For the foregoing reasons the judgment of the district court is affirmed.

NOTES

[1] La.R.S. 14:110(A) provides:

"A. Simple escape is:

(1) The intentional departure, under circumstances wherein human life is not endangered, of a person imprisoned, committed, detained, or otherwise in the lawful custody of any law enforcement officer or officer of the Department of Corrections from any place where such person is legally confined; or

(2) The failure of a criminal serving a sentence and participating in a work release program authorized by law to report or return from his planned employment or other activity under said program at the appointed time; or

(3) The failure of a person who has been granted a furlough under the provisions of R.S. 15:833 and fails to return to his place of confinement at the appointed time.

Whoever having been sentenced to the Department of Corrections commits the crime of simple escape, shall be imprisoned at hard labor for not less than two years and not more than five years; provided that such sentence shall not run concurrently with any other sentence, provided, however, that:

(a) A person who is participating in a work release program as defined in Paragraph (2) hereof shall be imprisoned at hard labor for not less than six months nor more than one year and any such sentence shall not run concurrently with any other sentence.

(b) A person who fails to return from an authorized furlough as defined by Paragraph (3) hereof shall be imprisoned at hard labor for not less than six months nor more than one year and any such sentence shall not run concurrently with any other sentence.

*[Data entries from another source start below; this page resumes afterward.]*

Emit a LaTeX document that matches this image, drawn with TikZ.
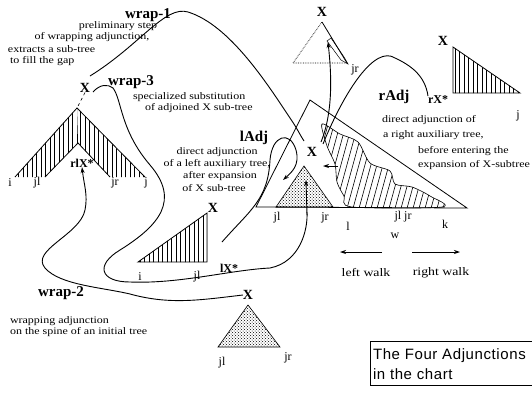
\documentclass[tikz,border=0pt]{standalone}
\usepackage{fontspec}
\setmainfont{Liberation Serif}
\newfontfamily\strserif[FakeStretch=1.2]{Liberation Serif}
\newfontfamily\boxsans[LetterSpace=4]{Liberation Sans}
\usetikzlibrary{patterns,arrows.meta}
\newcommand\smfont{\fontsize{10}{11}\selectfont\strserif}
\newcommand\ttlfont{\fontsize{15}{15}\selectfont\bfseries}
\newcommand\labfont{\fontsize{14}{14}\selectfont\bfseries}
\newcommand\idxfont{\fontsize{12}{12}\selectfont}
\begin{document}
\begin{tikzpicture}[x=1pt,y=-1pt,line width=0.8pt,
  every node/.style={inner sep=0pt,outer sep=0pt},
  txt/.style={font=\smfont},
  ttl/.style={font=\ttlfont},
  lab/.style={font=\labfont},
  idx/.style={font=\idxfont},
  curve/.style={line width=0.9pt},
  hatch/.style={line width=0.6pt},
  tip/.style={-{Stealth[length=6pt,width=4pt]}}]
\useasboundingbox (0,0) rectangle (532,394);

% ---------------- texts: wrap-1 / wrap-3
\node[ttl] (w1) at (148,15) {wrap-1};
\node[txt] (w1a) at (118,26) {preliminary step};
\node[txt] (w1b) at (92,37) {of wrapping adjunction,};
\node[txt,anchor=west] (w1c) at (8,49) {extracts a sub-tree};
\node[txt,anchor=west] (w1d) at (10,61) {to fill the gap};
\node[ttl] (w3) at (131,82) {wrap-3};
\node[txt,anchor=west] (w3a) at (133,97) {specialized substitution};
\node[txt,anchor=west] (w3b) at (145,108) {of adjoined X sub-tree};

% ---------------- wrapping tree (top left)
\node[lab] (Xw) at (85,88) {X};
\begin{scope}
\clip (15,177)--(77,108)--(78,143)--(45,177)--cycle;
\foreach \x in {14,18.5,...,80} \draw[hatch] (\x,100)--(\x,180);
\end{scope}
\begin{scope}
\clip (145,177)--(77,108)--(78,143)--(110,177)--cycle;
\foreach \x in {76,80.5,...,146} \draw[hatch] (\x,100)--(\x,180);
\end{scope}
\draw (15,177)--(77,108)--(145,177) (45,177)--(78,143)--(110,177);
\draw[dashed,line width=0.6pt] (Xw.south) -- (77,108);
\node[idx] (wi) at (10,183) {i};
\node[idx] (wjl) at (37,183) {jl};
\node[idx] (wjr) at (115,183) {jr};
\node[idx] (wj) at (146,183) {j};
\node[lab,font=\fontsize{12}{12}\selectfont\bfseries] (rlx) at (82,163) {rlX*};

% ---------------- wrap-2 (bottom)
\node[ttl] (w2) at (61,293) {wrap-2};
\node[txt,anchor=west] (w2a) at (10,321) {wrapping adjunction};
\node[txt,anchor=west] (w2b) at (10,332) {on the spine of an initial tree};
\node[lab] (Xb) at (248,295) {X};
\draw[pattern=crosshatch dots,line width=0.6pt] (248,305)--(218,347)--(280,347)--cycle;
\node[idx] (bjl) at (222,363) {jl};
\node[idx] (bjr) at (288,358) {jr};

% ---------------- left auxiliary tree
\node[lab] (Xl) at (213,208) {X};
\begin{scope}
\clip (138,262)--(207,213)--(207,262)--cycle;
\foreach \x in {140,144.5,...,208} \draw[hatch] (\x,205)--(\x,265);
\end{scope}
\draw (138,262)--(207,213)--(207,262)--cycle;
\node[idx] (li) at (140,277) {i};
\node[idx] (ljl) at (197,277) {jl};
\node[lab,font=\fontsize{12}{12}\selectfont\bfseries] (lx) at (229,268) {lX*};

% ---------------- lAdj text
\node[ttl] (la) at (254,138) {lAdj};
\node[txt] (la1) at (217,152) {direct adjunction};
\node[txt] (la2) at (217,164) {of a left auxiliary tree,};
\node[txt] (la3) at (220,176) {after expansion};
\node[txt] (la4) at (214,188) {of X sub-tree};

% ---------------- big tree
\begin{scope}
\clip plot[smooth cycle] coordinates {(322,124) (340,134) (358,142) (370,163) (390,171) (395,184) (412,187) (430,196) (442,207) (352,207) (344,196) (337,182) (335,164) (327,146)};
\foreach \x in {280,286,...,470} \draw[hatch] (\x,212)--(\x+28,110);
\end{scope}
\draw[line width=0.6pt] plot[smooth cycle] coordinates {(322,124) (340,134) (358,142) (370,163) (390,171) (395,184) (412,187) (430,196) (442,207) (352,207) (344,196) (337,182) (335,164) (327,146)};
\draw (310,100) -- (256,207) -- (467,208) -- cycle;
\node[lab] (Xc) at (312,152) {X};
\draw[pattern=crosshatch dots,line width=0.6pt] (304,166)--(276,207)--(333,207)--cycle;
\node[idx] (cjl) at (277,218) {jl};
\node[idx] (cjr) at (325,218) {jr};
\node[idx] (cl) at (348,226) {l};
\node[idx] (cj2) at (403,217) {jl jr};
\node[idx] (ck) at (445,224) {k};
\node[idx] (cw) at (395,236) {w};
\coordinate (lw1) at (382,252); \coordinate (lw2) at (340,252);
\coordinate (rw1) at (412,252); \coordinate (rw2) at (460,252);
\draw[tip] (lw1) -- (lw2);
\draw[tip] (rw1) -- (rw2);
\node[font=\fontsize{11.5}{11.5}\selectfont\strserif] (lwt) at (366,273) {left walk};
\node[font=\fontsize{11.5}{11.5}\selectfont\strserif] (rwt) at (441,273) {right walk};

% ---------------- rAdj
\node[ttl] (ra) at (394,97) {rAdj};
\node[lab,font=\fontsize{12}{12}\selectfont\bfseries] (rx) at (438,100) {rX*};
\node[txt,anchor=west] (ra1) at (382,120) {direct adjunction of};
\node[txt,anchor=west] (ra2) at (383,135) {a right auxiliary tree,};
\node[txt,anchor=west] (ra3) at (418,151) {before entering the};
\node[txt,anchor=west] (ra4) at (418,165) {expansion of X-subtree};
\node[lab] (Xr) at (443,41) {X};
\begin{scope}
\clip (453,47)--(520,93)--(453,93)--cycle;
\foreach \x in {455,459.5,...,521} \draw[hatch] (\x,40)--(\x,95);
\end{scope}
\draw (453,47)--(520,93)--(453,93)--cycle;
\node[idx] (rj) at (518,116) {j};

% ---------------- top dotted tree
\node[lab] (Xt) at (322,12) {X};
\draw[densely dotted,line width=0.7pt] (293,63) -- (322,22) (293,63) -- (347,63);
\draw (322,22) -- (347,63);
\draw[line width=0.5pt] (331,38) -- (344,57) -- (348,64) -- (341,60) -- (327,41) -- cycle;
\node[idx] (tjr) at (355,70) {jr};

% ---------------- legend box
\draw[line width=1pt] (370,341) rectangle (540,385);
\node[anchor=west,font=\fontsize{15}{15}\selectfont\boxsans] (bx1) at (373,356) {The Four Adjunctions};
\node[anchor=west,font=\fontsize{15}{15}\selectfont\boxsans] (bx2) at (373,374) {in the chart};

% ---------------- connectors
\coordinate (c1s) at (90,76);
\coordinate (c1e) at (304,141);
\draw[curve] (c1s) .. controls (140,45) and (165,5) .. (188,12) .. controls (230,25) and (268,85) .. (290,118) .. controls (297,128) and (300,135) .. (c1e);
\draw[curve] (93,92) .. controls (100,84) and (108,84) .. (113,88) .. controls (122,100) and (120,130) .. (150,165) .. controls (180,200) and (160,225) .. (120,250) .. controls (95,265) and (100,282) .. (130,282) .. controls (180,284) and (230,270) .. (270,268) .. controls (300,262) and (308,230) .. (307,212);
\draw[curve,tip] (307,215) -- (306,180);
\draw[curve,tip] (Xb.west) .. controls (200,300) and (170,305) .. (130,294) .. controls (100,287) and (60,285) .. (45,268) .. controls (30,250) and (80,235) .. (85,210) .. controls (88,195) and (84,185) .. (rlx.south);
\draw[curve,tip] (222,242) .. controls (250,210) and (268,200) .. (270,160) .. controls (272,135) and (290,130) .. (296,150) .. controls (300,165) and (292,172) .. (283,180);
\draw[curve,tip] (321,142) .. controls (334,110) and (331,70) .. (328,42);
\draw[curve] (323,144) .. controls (345,90) and (375,45) .. (395,58) .. controls (410,65) and (425,75) .. (rx.north west);
\draw[curve,tip] (338,166) -- (323,166);
\end{tikzpicture}
\end{document}
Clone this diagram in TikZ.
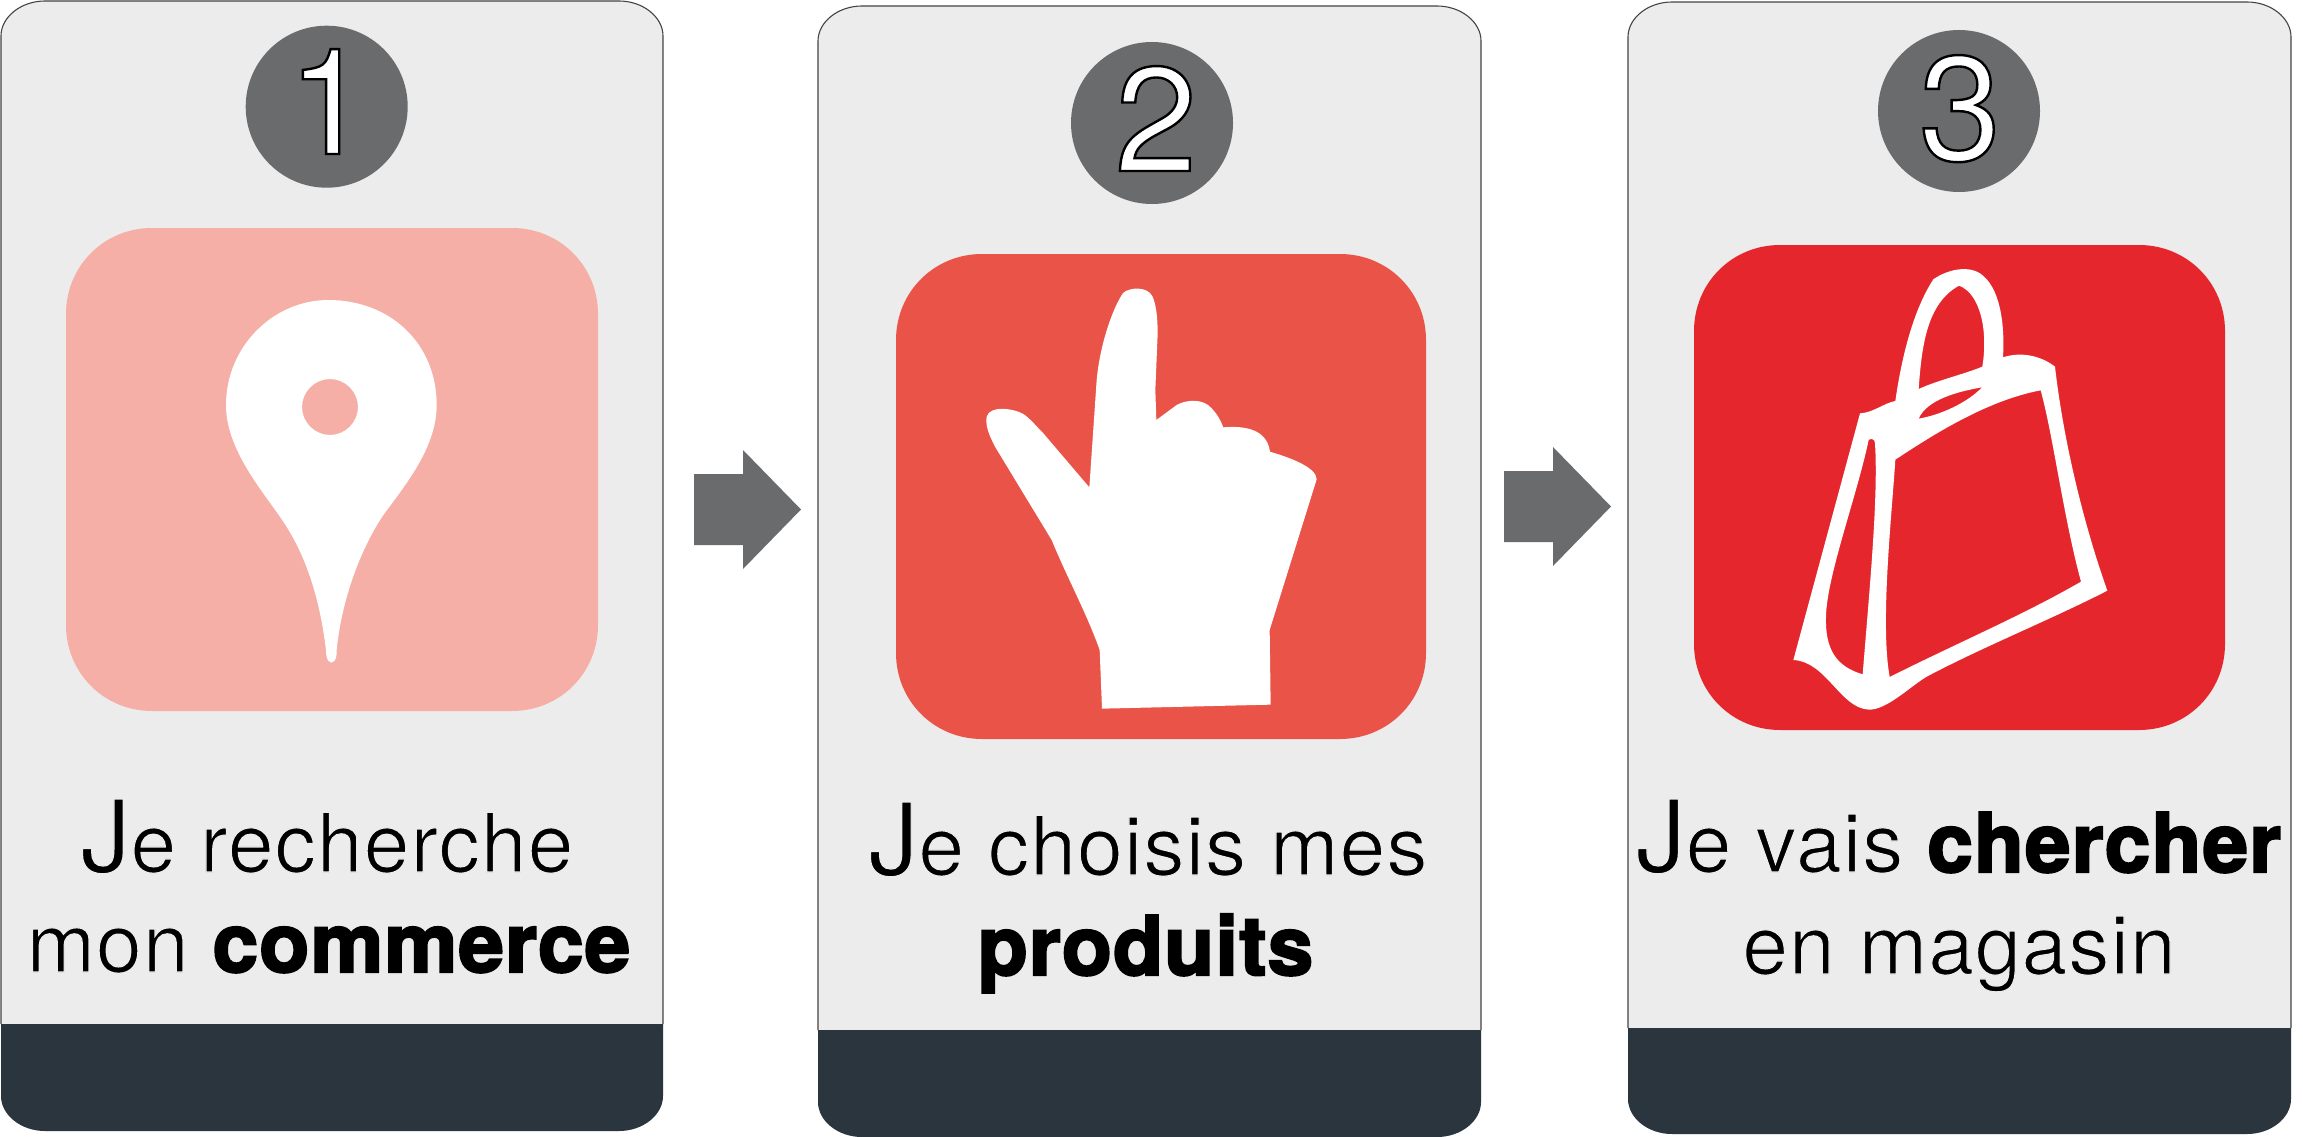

Whoever not having been sentenced to the Department of Corrections commits the crime of simple escape, shall be imprisoned for not more than one year and any such sentence shall not run concurrently with any other sentence.

"* * *."

[2] Under certain circumstances, a court may commit, confine or award custody of a juvenile to the Department of Corrections. La.R.S. 13:1580(2). However, such action does not constitute a sentence to the Department of Corrections. A sentence is the penalty imposed by the court on a defendant upon conviction of a crime. La.C.Cr.P. art. 871. Furthermore, "[n]o adjudication by the court upon the status of any child shall operate to impose any of the civil disabilities ordinarily resulting from conviction, nor shall any child be deemed a criminal by reason of such adjudication, nor shall such adjudication be deemed a conviction." La.R.S. 13:1580.